How to Create Journal Scrapbook Illustration Portraits
Turn one travel, lifestyle, or casual portrait into a warm handmade journal page with soft paper texture, torn collage layers, and a cute illustrated version of the subject.
Best Inputs
Use a clear portrait or lifestyle photo where the person, outfit, pose, and scene are easy to read. Outdoor travel photos, cafe moments, beach chairs, street walks, and relaxed seated poses work especially well.
Avoid very dark images, heavy motion blur, cropped faces, crowded group photos, and photos where the outfit or pose is unclear.
What This Filter Does
The filter preserves the main person, pose, outfit silhouette, hairstyle, and overall scene idea, then redraws the subject as a simplified Korean editorial illustration. It adds a white sticker-cut border, torn paper layers, notebook scraps, tape, small plants, coffee or travel details, tiny doodle hearts, and one short handwritten English title.
The final image should feel quiet, warm, cute, airy, and handmade, with a lot of clean off-white negative space.
Tips
- Choose a photo with one clear subject.
- Pick lifestyle images with a calm mood.

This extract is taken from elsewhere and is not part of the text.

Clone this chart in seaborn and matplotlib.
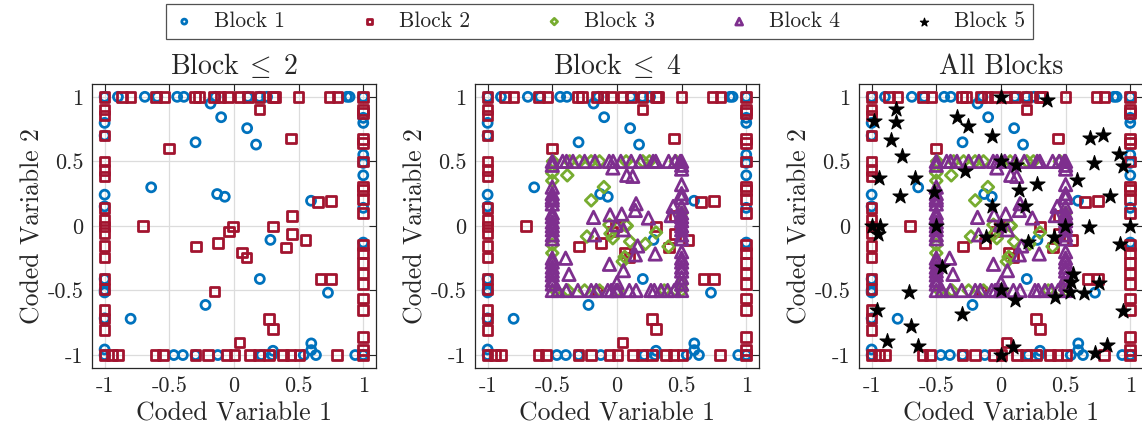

- Let the original scene suggest the collage props, such as a window, city sign, mountain, cafe cup, plant, or beach detail.
- Use vertical photos when possible for the cleanest 3:4 result.
Avoid
Avoid using this filter for formal studio portraits, dark night shots, complex event scenes, large groups, or images that need a photorealistic result. The style is intentionally illustrated, sparse, tactile, and editorial.